◆ YOUR OBJECTIVE
Leaving the pictures aside, transcribe every line below exactly.

◆ DATASET EXTRACT
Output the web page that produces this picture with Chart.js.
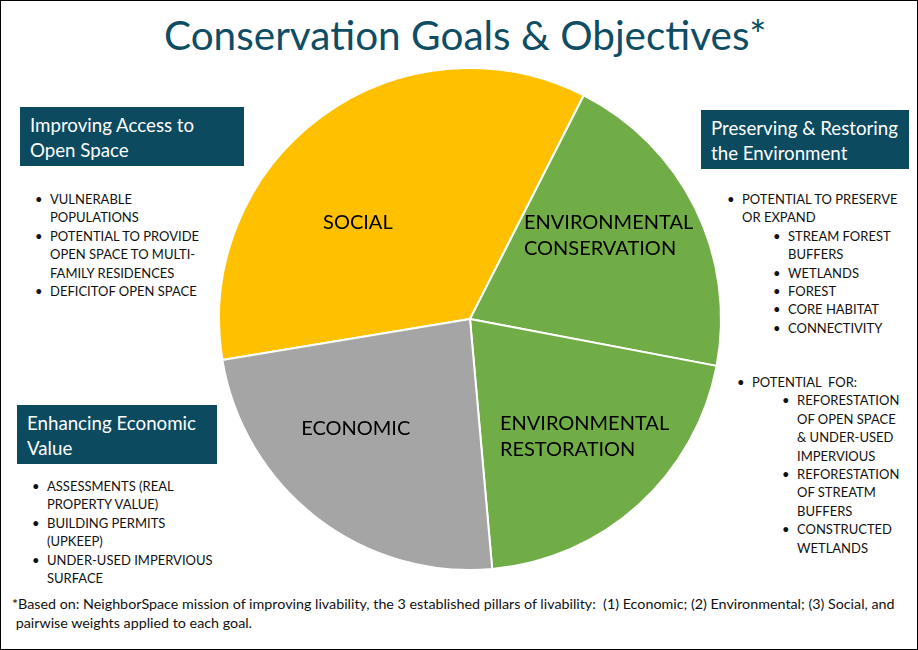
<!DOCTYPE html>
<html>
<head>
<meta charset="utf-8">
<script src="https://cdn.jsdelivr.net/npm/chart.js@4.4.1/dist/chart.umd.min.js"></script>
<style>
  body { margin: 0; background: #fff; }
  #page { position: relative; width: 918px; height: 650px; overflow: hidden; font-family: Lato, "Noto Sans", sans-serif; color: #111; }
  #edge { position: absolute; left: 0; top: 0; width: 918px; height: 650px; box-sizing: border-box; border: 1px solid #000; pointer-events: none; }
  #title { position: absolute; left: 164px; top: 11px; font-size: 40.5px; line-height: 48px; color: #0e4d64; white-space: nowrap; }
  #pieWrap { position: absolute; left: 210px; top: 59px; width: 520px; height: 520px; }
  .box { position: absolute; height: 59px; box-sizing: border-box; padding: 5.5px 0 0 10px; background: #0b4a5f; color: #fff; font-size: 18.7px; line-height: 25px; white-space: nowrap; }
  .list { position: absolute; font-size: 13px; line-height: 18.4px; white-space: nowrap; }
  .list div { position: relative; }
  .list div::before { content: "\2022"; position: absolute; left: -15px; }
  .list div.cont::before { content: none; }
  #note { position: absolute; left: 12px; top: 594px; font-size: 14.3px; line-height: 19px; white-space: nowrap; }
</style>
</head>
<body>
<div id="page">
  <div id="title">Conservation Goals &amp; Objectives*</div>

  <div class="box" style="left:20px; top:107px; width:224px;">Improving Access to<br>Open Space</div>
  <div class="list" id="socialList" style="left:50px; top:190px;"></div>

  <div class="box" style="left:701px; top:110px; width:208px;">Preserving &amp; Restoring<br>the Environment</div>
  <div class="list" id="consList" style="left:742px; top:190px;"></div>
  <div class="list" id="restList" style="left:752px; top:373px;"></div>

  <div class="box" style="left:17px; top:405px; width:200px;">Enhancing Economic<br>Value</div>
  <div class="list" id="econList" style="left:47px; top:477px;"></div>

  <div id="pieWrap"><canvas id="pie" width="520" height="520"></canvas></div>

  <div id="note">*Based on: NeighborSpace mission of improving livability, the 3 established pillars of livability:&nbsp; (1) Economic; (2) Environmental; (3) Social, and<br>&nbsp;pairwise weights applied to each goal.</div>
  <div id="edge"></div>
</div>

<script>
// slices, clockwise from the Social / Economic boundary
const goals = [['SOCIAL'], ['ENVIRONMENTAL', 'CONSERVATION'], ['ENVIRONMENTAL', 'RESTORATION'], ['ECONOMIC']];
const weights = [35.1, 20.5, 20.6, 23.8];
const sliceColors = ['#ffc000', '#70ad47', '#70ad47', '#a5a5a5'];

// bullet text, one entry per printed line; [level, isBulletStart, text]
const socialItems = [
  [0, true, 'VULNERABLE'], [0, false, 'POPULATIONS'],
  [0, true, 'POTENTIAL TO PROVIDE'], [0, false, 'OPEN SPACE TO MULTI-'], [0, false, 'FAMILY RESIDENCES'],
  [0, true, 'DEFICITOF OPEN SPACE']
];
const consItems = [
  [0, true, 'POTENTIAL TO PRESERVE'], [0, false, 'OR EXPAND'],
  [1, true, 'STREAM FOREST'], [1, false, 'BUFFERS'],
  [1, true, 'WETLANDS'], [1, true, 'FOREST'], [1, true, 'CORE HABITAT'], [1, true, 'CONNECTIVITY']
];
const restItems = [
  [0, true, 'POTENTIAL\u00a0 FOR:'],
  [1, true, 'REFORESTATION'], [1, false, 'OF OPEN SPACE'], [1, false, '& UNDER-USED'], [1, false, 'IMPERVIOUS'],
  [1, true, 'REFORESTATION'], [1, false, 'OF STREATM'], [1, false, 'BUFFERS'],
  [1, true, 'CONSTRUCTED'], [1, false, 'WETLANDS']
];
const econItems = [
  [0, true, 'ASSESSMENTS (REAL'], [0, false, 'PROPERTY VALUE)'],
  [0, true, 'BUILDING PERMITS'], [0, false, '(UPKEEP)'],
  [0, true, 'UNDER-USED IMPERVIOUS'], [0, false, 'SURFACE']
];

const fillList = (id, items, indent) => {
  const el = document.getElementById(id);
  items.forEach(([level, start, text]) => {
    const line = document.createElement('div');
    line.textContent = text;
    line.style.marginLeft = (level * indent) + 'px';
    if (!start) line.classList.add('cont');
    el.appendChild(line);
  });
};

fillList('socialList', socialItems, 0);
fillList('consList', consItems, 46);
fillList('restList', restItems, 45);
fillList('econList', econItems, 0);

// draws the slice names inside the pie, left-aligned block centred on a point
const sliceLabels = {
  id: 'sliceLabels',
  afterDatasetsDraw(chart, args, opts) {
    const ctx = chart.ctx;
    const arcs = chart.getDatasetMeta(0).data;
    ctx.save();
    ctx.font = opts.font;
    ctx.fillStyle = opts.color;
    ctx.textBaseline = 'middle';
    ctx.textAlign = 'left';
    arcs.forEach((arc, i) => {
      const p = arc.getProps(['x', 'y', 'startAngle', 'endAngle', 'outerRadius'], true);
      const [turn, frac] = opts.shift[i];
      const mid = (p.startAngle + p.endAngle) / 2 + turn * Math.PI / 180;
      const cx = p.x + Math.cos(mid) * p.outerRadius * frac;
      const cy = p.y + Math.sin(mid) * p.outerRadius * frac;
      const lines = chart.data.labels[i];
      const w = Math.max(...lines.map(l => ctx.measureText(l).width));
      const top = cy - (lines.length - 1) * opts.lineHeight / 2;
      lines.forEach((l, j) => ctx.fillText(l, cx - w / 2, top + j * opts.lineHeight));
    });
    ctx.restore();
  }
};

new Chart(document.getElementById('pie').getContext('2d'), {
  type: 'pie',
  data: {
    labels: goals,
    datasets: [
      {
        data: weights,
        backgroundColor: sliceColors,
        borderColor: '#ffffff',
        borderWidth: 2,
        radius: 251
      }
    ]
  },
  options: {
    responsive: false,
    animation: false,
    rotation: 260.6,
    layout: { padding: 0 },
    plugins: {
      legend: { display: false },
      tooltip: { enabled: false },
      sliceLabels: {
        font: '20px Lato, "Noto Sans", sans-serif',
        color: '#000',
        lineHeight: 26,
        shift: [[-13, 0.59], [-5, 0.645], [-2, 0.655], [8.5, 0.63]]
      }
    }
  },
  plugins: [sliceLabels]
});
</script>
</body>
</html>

◆ THE REPLY
Output the web page that produces this picture with Chart.js.
<!DOCTYPE html>
<html>
<head>
<meta charset="utf-8">
<script src="https://cdn.jsdelivr.net/npm/chart.js@4.4.1/dist/chart.umd.min.js"></script>
<style>
  body { margin: 0; background: #fff; }
  #page { position: relative; width: 918px; height: 650px; overflow: hidden; font-family: Lato, "Noto Sans", sans-serif; color: #111; }
  #edge { position: absolute; left: 0; top: 0; width: 918px; height: 650px; box-sizing: border-box; border: 1px solid #000; pointer-events: none; }
  #title { position: absolute; left: 164px; top: 11px; font-size: 40.5px; line-height: 48px; color: #0e4d64; white-space: nowrap; }
  #pieWrap { position: absolute; left: 210px; top: 59px; width: 520px; height: 520px; }
  .box { position: absolute; height: 59px; box-sizing: border-box; padding: 5.5px 0 0 10px; background: #0b4a5f; color: #fff; font-size: 18.7px; line-height: 25px; white-space: nowrap; }
  .list { position: absolute; font-size: 13px; line-height: 18.4px; white-space: nowrap; }
  .list div { position: relative; }
  .list div::before { content: "\2022"; position: absolute; left: -15px; }
  .list div.cont::before { content: none; }
  #note { position: absolute; left: 12px; top: 594px; font-size: 14.3px; line-height: 19px; white-space: nowrap; }
</style>
</head>
<body>
<div id="page">
  <div id="title">Conservation Goals &amp; Objectives*</div>

  <div class="box" style="left:20px; top:107px; width:224px;">Improving Access to<br>Open Space</div>
  <div class="list" id="socialList" style="left:50px; top:190px;"></div>

  <div class="box" style="left:701px; top:110px; width:208px;">Preserving &amp; Restoring<br>the Environment</div>
  <div class="list" id="consList" style="left:742px; top:190px;"></div>
  <div class="list" id="restList" style="left:752px; top:373px;"></div>

  <div class="box" style="left:17px; top:405px; width:200px;">Enhancing Economic<br>Value</div>
  <div class="list" id="econList" style="left:47px; top:477px;"></div>

  <div id="pieWrap"><canvas id="pie" width="520" height="520"></canvas></div>

  <div id="note">*Based on: NeighborSpace mission of improving livability, the 3 established pillars of livability:&nbsp; (1) Economic; (2) Environmental; (3) Social, and<br>&nbsp;pairwise weights applied to each goal.</div>
  <div id="edge"></div>
</div>

<script>
// slices, clockwise from the Social / Economic boundary
const goals = [['SOCIAL'], ['ENVIRONMENTAL', 'CONSERVATION'], ['ENVIRONMENTAL', 'RESTORATION'], ['ECONOMIC']];
const weights = [35.1, 20.5, 20.6, 23.8];
const sliceColors = ['#ffc000', '#70ad47', '#70ad47', '#a5a5a5'];

// bullet text, one entry per printed line; [level, isBulletStart, text]
const socialItems = [
  [0, true, 'VULNERABLE'], [0, false, 'POPULATIONS'],
  [0, true, 'POTENTIAL TO PROVIDE'], [0, false, 'OPEN SPACE TO MULTI-'], [0, false, 'FAMILY RESIDENCES'],
  [0, true, 'DEFICITOF OPEN SPACE']
];
const consItems = [
  [0, true, 'POTENTIAL TO PRESERVE'], [0, false, 'OR EXPAND'],
  [1, true, 'STREAM FOREST'], [1, false, 'BUFFERS'],
  [1, true, 'WETLANDS'], [1, true, 'FOREST'], [1, true, 'CORE HABITAT'], [1, true, 'CONNECTIVITY']
];
const restItems = [
  [0, true, 'POTENTIAL\u00a0 FOR:'],
  [1, true, 'REFORESTATION'], [1, false, 'OF OPEN SPACE'], [1, false, '& UNDER-USED'], [1, false, 'IMPERVIOUS'],
  [1, true, 'REFORESTATION'], [1, false, 'OF STREATM'], [1, false, 'BUFFERS'],
  [1, true, 'CONSTRUCTED'], [1, false, 'WETLANDS']
];
const econItems = [
  [0, true, 'ASSESSMENTS (REAL'], [0, false, 'PROPERTY VALUE)'],
  [0, true, 'BUILDING PERMITS'], [0, false, '(UPKEEP)'],
  [0, true, 'UNDER-USED IMPERVIOUS'], [0, false, 'SURFACE']
];

const fillList = (id, items, indent) => {
  const el = document.getElementById(id);
  items.forEach(([level, start, text]) => {
    const line = document.createElement('div');
    line.textContent = text;
    line.style.marginLeft = (level * indent) + 'px';
    if (!start) line.classList.add('cont');
    el.appendChild(line);
  });
};

fillList('socialList', socialItems, 0);
fillList('consList', consItems, 46);
fillList('restList', restItems, 45);
fillList('econList', econItems, 0);

// draws the slice names inside the pie, left-aligned block centred on a point
const sliceLabels = {
  id: 'sliceLabels',
  afterDatasetsDraw(chart, args, opts) {
    const ctx = chart.ctx;
    const arcs = chart.getDatasetMeta(0).data;
    ctx.save();
    ctx.font = opts.font;
    ctx.fillStyle = opts.color;
    ctx.textBaseline = 'middle';
    ctx.textAlign = 'left';
    arcs.forEach((arc, i) => {
      const p = arc.getProps(['x', 'y', 'startAngle', 'endAngle', 'outerRadius'], true);
      const [turn, frac] = opts.shift[i];
      const mid = (p.startAngle + p.endAngle) / 2 + turn * Math.PI / 180;
      const cx = p.x + Math.cos(mid) * p.outerRadius * frac;
      const cy = p.y + Math.sin(mid) * p.outerRadius * frac;
      const lines = chart.data.labels[i];
      const w = Math.max(...lines.map(l => ctx.measureText(l).width));
      const top = cy - (lines.length - 1) * opts.lineHeight / 2;
      lines.forEach((l, j) => ctx.fillText(l, cx - w / 2, top + j * opts.lineHeight));
    });
    ctx.restore();
  }
};

new Chart(document.getElementById('pie').getContext('2d'), {
  type: 'pie',
  data: {
    labels: goals,
    datasets: [
      {
        data: weights,
        backgroundColor: sliceColors,
        borderColor: '#ffffff',
        borderWidth: 2,
        radius: 251
      }
    ]
  },
  options: {
    responsive: false,
    animation: false,
    rotation: 260.6,
    layout: { padding: 0 },
    plugins: {
      legend: { display: false },
      tooltip: { enabled: false },
      sliceLabels: {
        font: '20px Lato, "Noto Sans", sans-serif',
        color: '#000',
        lineHeight: 26,
        shift: [[-13, 0.59], [-5, 0.645], [-2, 0.655], [8.5, 0.63]]
      }
    }
  },
  plugins: [sliceLabels]
});
</script>
</body>
</html>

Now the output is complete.